Visual perception is fundamental for humanoid robots to understand their surroundings, navigate, and interact with objects and humans.

  • Cameras:

    • Monocular Cameras: Provide 2D images, crucial for object recognition, pose estimation (with advanced algorithms), and visual servoing. They are lightweight and inexpensive but lack direct depth information.
    • Stereo Cameras: Mimic human binocular vision by using two cameras to capture images from slightly different viewpoints. This allows for the computation of depth maps through triangulation, essential for 3D reconstruction and obstacle avoidance.
    • RGB-D Cameras (e.g., Intel RealSense, Microsoft Azure Kinect): These cameras directly provide color (RGB) and depth (D) information. They typically use structured light or time-of-flight principles to generate accurate depth maps, simplifying tasks like object segmentation, human skeleton tracking, and scene understanding in indoor environments.
    • Applications: Object detection and recognition, facial recognition, gesture recognition, human tracking, navigation, visual servoing for manipulation tasks.
  • LiDAR (Light Detection and Ranging):

    • LiDAR sensors emit pulsed laser light and measure the time it takes for the light to return, generating precise 3D point clouds of the environment.
    • 2D LiDAR: Scans a single plane, commonly used for simultaneous localization and mapping (SLAM) in mobile robotics, providing accurate distance measurements to obstacles.
    • 3D LiDAR: Scans across multiple planes, providing dense 3D representations of the environment. Crucial for complex outdoor navigation, terrain mapping, and detailed object reconstruction.
    • Applications: SLAM, obstacle avoidance, terrain mapping, environmental modeling, precise localization, human detection in dynamic environments.
tip

The combination of cameras and LiDAR provides complementary information: cameras offer rich color and texture data for object recognition, while LiDAR provides precise geometric information for navigation and mapping. This combination is often essential for humanoid robots operating in complex environments.

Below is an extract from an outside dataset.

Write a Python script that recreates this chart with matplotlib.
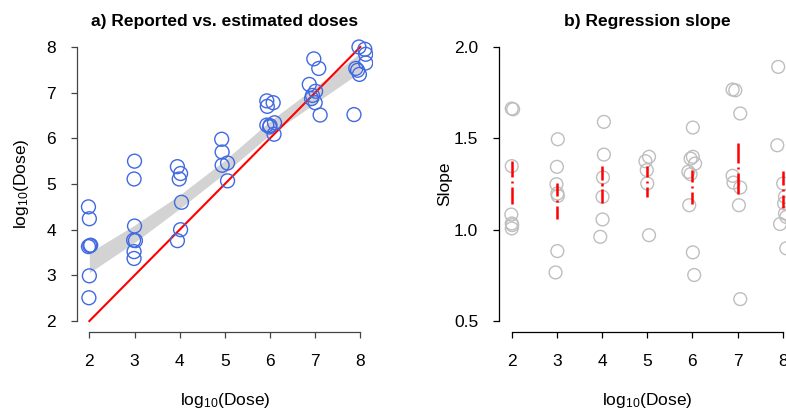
import numpy as np
import matplotlib
matplotlib.use("Agg")
import matplotlib.pyplot as plt

plt.rcParams['font.family'] = ['Liberation Sans', 'DejaVu Sans']
plt.rcParams['mathtext.fontset'] = 'custom'
plt.rcParams['mathtext.rm'] = 'Liberation Sans'
plt.rcParams['mathtext.default'] = 'regular'

# a) reported vs estimated doses (log10)
dose_x = [1.98, 2.00, 2.03, 1.98, 2.01, 2.00, 1.99,
          3.00, 2.99, 3.00, 2.98, 3.02, 2.99, 2.99,
          3.95, 4.02, 3.99, 4.04, 4.02, 3.95,
          4.93, 4.94, 4.94, 5.06, 5.06,
          5.93, 5.94, 6.07, 5.93, 5.99, 6.10, 6.00, 6.09,
          6.97, 7.08, 6.87, 7.01, 6.94, 6.92, 7.00, 7.11,
          7.97, 8.10, 8.12, 8.12, 7.90, 7.94, 7.98, 7.86]
dose_y = [4.50, 4.24, 3.66, 3.63, 3.65, 2.99, 2.51,
          5.50, 5.11, 4.08, 3.77, 3.76, 3.52, 3.37,
          5.38, 5.23, 5.11, 4.60, 4.00, 3.76,
          5.98, 5.70, 5.41, 5.46, 5.07,
          6.82, 6.70, 6.78, 6.29, 6.25, 6.34, 6.28, 6.09,
          7.74, 7.53, 7.18, 7.03, 6.94, 6.87, 6.78, 6.51,
          8.00, 7.95, 7.84, 7.65, 7.53, 7.49, 7.40, 6.52]

# confidence band of the fit
band_x = [2, 3, 4, 5, 6, 7, 8]
band_lo = [3.06, 3.72, 4.46, 5.24, 6.08, 6.77, 7.45]
band_hi = [3.50, 4.10, 4.76, 5.52, 6.38, 7.12, 7.87]

ref_x = [2, 8]

# b) regression slopes
slope_x = [2.00, 2.03, 2.00, 1.99, 2.00, 2.01, 2.00,
           3.02, 3.00, 2.99, 3.01, 3.02, 3.01, 2.97,
           4.04, 4.04, 4.02, 4.01, 4.01, 3.96,
           5.04, 4.96, 4.99, 5.00, 5.04,
           6.01, 6.01, 5.96, 6.06, 5.91, 5.96, 5.93, 6.01, 6.04,
           6.89, 6.95, 7.06, 6.89, 6.91, 7.06, 7.03, 7.06,
           7.90, 7.88, 8.01, 8.03, 8.05, 7.94, 8.05, 8.08, 8.08]
slope_y = [1.663, 1.659, 1.348, 1.083, 1.034, 1.025, 1.007,
           1.495, 1.344, 1.249, 1.198, 1.185, 0.883, 0.766,
           1.590, 1.411, 1.286, 1.180, 1.056, 0.961,
           1.399, 1.375, 1.326, 1.253, 0.970,
           1.559, 1.399, 1.389, 1.362, 1.317, 1.304, 1.134, 0.876, 0.752,
           1.767, 1.763, 1.636, 1.295, 1.258, 1.231, 1.134, 0.620,
           1.891, 1.462, 1.253, 1.144, 1.180, 1.031, 1.089, 1.070, 0.898]

ci_x = [2, 3, 4, 5, 6, 7, 8]
ci_mean = [1.262, 1.158, 1.247, 1.262, 1.235, 1.338, 1.217]
ci_lo = [1.143, 1.056, 1.147, 1.180, 1.143, 1.198, 1.116]
ci_hi = [1.375, 1.256, 1.348, 1.348, 1.326, 1.475, 1.320]

fig = plt.figure(figsize=(7.86, 4.13), dpi=100)
ax1 = fig.add_axes([0.0976, 0.1961, 0.3769, 0.7167])
ax2 = fig.add_axes([0.635, 0.1961, 0.3769, 0.7167])

xlab = r'log$_{10}$(Dose)'

# panel a
ax1.fill_between(band_x, band_lo, band_hi, color='#d3d3d3', lw=0, zorder=1)
ax1.plot(ref_x, ref_x, color='red', lw=1.5, zorder=2)
ax1.scatter(dose_x, dose_y, s=100, facecolors='none', edgecolors='#4169e1',
            linewidths=1.0, zorder=3)
ax1.set_xlim(1.72, 8.28)
ax1.set_ylim(1.76, 8.24)
ax1.set_xticks(range(2, 9))
ax1.set_yticks(range(2, 9))
ax1.set_title('a) Reported vs. estimated doses', fontsize=12.5, fontweight='bold', pad=7)
ax1.set_xlabel(xlab, fontsize=12.5)
ax1.set_ylabel(xlab, fontsize=12.5)

# panel b
ax2.scatter(slope_x, slope_y, s=85, facecolors='none', edgecolors='#bebebe',
            linewidths=1.0, zorder=2)
g, d = 0.026, 0.006
for xi, m, lo, hi in zip(ci_x, ci_mean, ci_lo, ci_hi):
    ax2.plot([xi, xi], [hi, m + g], color='red', lw=1.8, solid_capstyle='butt', zorder=3)
    ax2.plot([xi, xi], [m + d, m - d], color='red', lw=1.8, solid_capstyle='butt', zorder=3)
    ax2.plot([xi, xi], [m - g, lo], color='red', lw=1.8, solid_capstyle='butt', zorder=3)
ax2.set_xlim(1.72, 8.28)
ax2.set_ylim(0.44, 2.06)
ax2.set_xticks(range(2, 9))
ax2.set_yticks([0.5, 1.0, 1.5, 2.0])
ax2.set_yticklabels(['0.5', '1.0', '1.5', '2.0'])
ax2.set_title('b) Regression slope', fontsize=12.5, fontweight='bold', pad=7)
ax2.set_xlabel(xlab, fontsize=12.5)
ax2.set_ylabel('Slope', fontsize=12.5)

for ax, ylo, yhi, col in [(ax1, 2, 8, '#444444'), (ax2, 0.5, 2.0, 'black')]:
    ax.spines['top'].set_visible(False)
    ax.spines['right'].set_visible(False)
    ax.spines['left'].set_bounds(ylo, yhi)
    ax.spines['bottom'].set_bounds(2, 8)
    for s in ['left', 'bottom']:
        ax.spines[s].set_color(col)
        ax.spines[s].set_linewidth(0.9)
    ax.tick_params(axis='both', direction='out', length=4, width=0.9, color=col,
                   labelsize=12.5)
    ax.tick_params(axis='x', pad=12)
    ax.tick_params(axis='y', pad=11)
    ax.xaxis.set_label_coords(0.5, -0.233)
    ax.xaxis.label.set_va('center')
    ax.yaxis.label.set_va('center')

ax1.yaxis.set_label_coords(-0.186, 0.5)
ax2.yaxis.set_label_coords(-0.183, 0.5)

fig.savefig('out.png', dpi=100)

2.1.2 Tactile and Proprioceptive Sensing

These sensors provide crucial information about the robot's internal state and its physical interaction with the environment.

  • Tactile Sensors:

    • Enable robots to "feel" their environment, detecting contact, pressure, and sometimes texture. These are typically arrays of force-sensing resistors (FSRs), capacitive sensors, or piezoelectric sensors embedded in grippers, fingertips, or the robot's "skin."
    • Applications: Object grasping (detecting slippage, determining appropriate grip force), safe human-robot interaction (detecting unwanted contact), surface texture analysis, manipulation of delicate objects.
  • Proprioceptive Sensors:

    • Provide information about the robot's own body state, such as joint angles, velocities, and forces.
    • Encoders: Measure joint angles (position) by converting angular position into electrical signals. Optical encoders are common for high precision.
    • Inertial Measurement Units (IMUs): Combine accelerometers (measuring linear acceleration) and gyroscopes (measuring angular velocity) to estimate the robot's orientation, velocity, and sometimes position. Often used in humanoid torso and feet for balance control and gait analysis.
    • Force/Torque Sensors: Measure the forces and torques exerted at specific points, such as robot wrists, ankles, or feet. Essential for compliant control, disturbance rejection, and human-robot interaction.
    • Applications: Joint position and velocity control, balance control, gait generation, force-controlled manipulation, disturbance detection, collision detection.

2.1.3 Sensor Fusion Techniques

Individual sensors provide partial and often noisy information. Sensor fusion is the process of combining data from multiple sensors to achieve a more accurate, robust, and comprehensive understanding of the robot's state and environment.

  • Why Sensor Fusion?:

    • Redundancy: Provides robustness against individual sensor failures.
    • Complementarity: Combines different types of information (e.g., depth from LiDAR, color from camera) to form a richer representation.
    • Accuracy: Reduces uncertainty and noise by integrating multiple measurements.
    • Expanded Coverage: Overcomes the limitations of individual sensors' fields of view or measurement ranges.
  • Common Techniques:

    • Kalman Filters (KF) and Extended Kalman Filters (EKF): Used for linear and non-linear systems, respectively, to estimate the state of a system (e.g., robot's position, velocity, orientation) from noisy sensor measurements over time. They are particularly effective for fusing IMU data with GPS or visual odometry.
    • Unscented Kalman Filters (UKF): An alternative to EKF for non-linear systems that uses a deterministic sampling approach to better capture the statistics of the state distribution.
    • Particle Filters (PF): Suitable for highly non-linear and non-Gaussian systems, representing the state distribution with a set of weighted particles. More computationally intensive but can handle complex uncertainties.
    • Complementary Filters: A simpler approach, often used for fusing accelerometer and gyroscope data to estimate orientation. It combines the high-frequency accuracy of gyroscopes with the low-frequency stability of accelerometers.
    • Graph-based SLAM: Modern SLAM approaches often build a graph of robot poses and environmental features, optimizing the entire graph to achieve globally consistent maps and accurate localization by fusing data from various sensors (e.g., cameras, LiDAR, IMU).
  • Challenges:

    • Time Synchronization: Ensuring all sensor data is time-stamped and synchronized is crucial for accurate fusion.
    • Calibration: Precisely calibrating the intrinsic and extrinsic parameters of each sensor is essential.
    • Computational Cost: Advanced fusion algorithms can be computationally demanding, requiring powerful onboard processing.
    • Data Association: Correctly associating measurements from different sensors with the same environmental features or robot states.

Try it yourself

Design a simple sensor fusion system for a humanoid robot that needs to navigate through a room with obstacles. Identify which sensors would be most useful for this task and describe how you would combine their data to create a more robust navigation system than any single sensor could provide.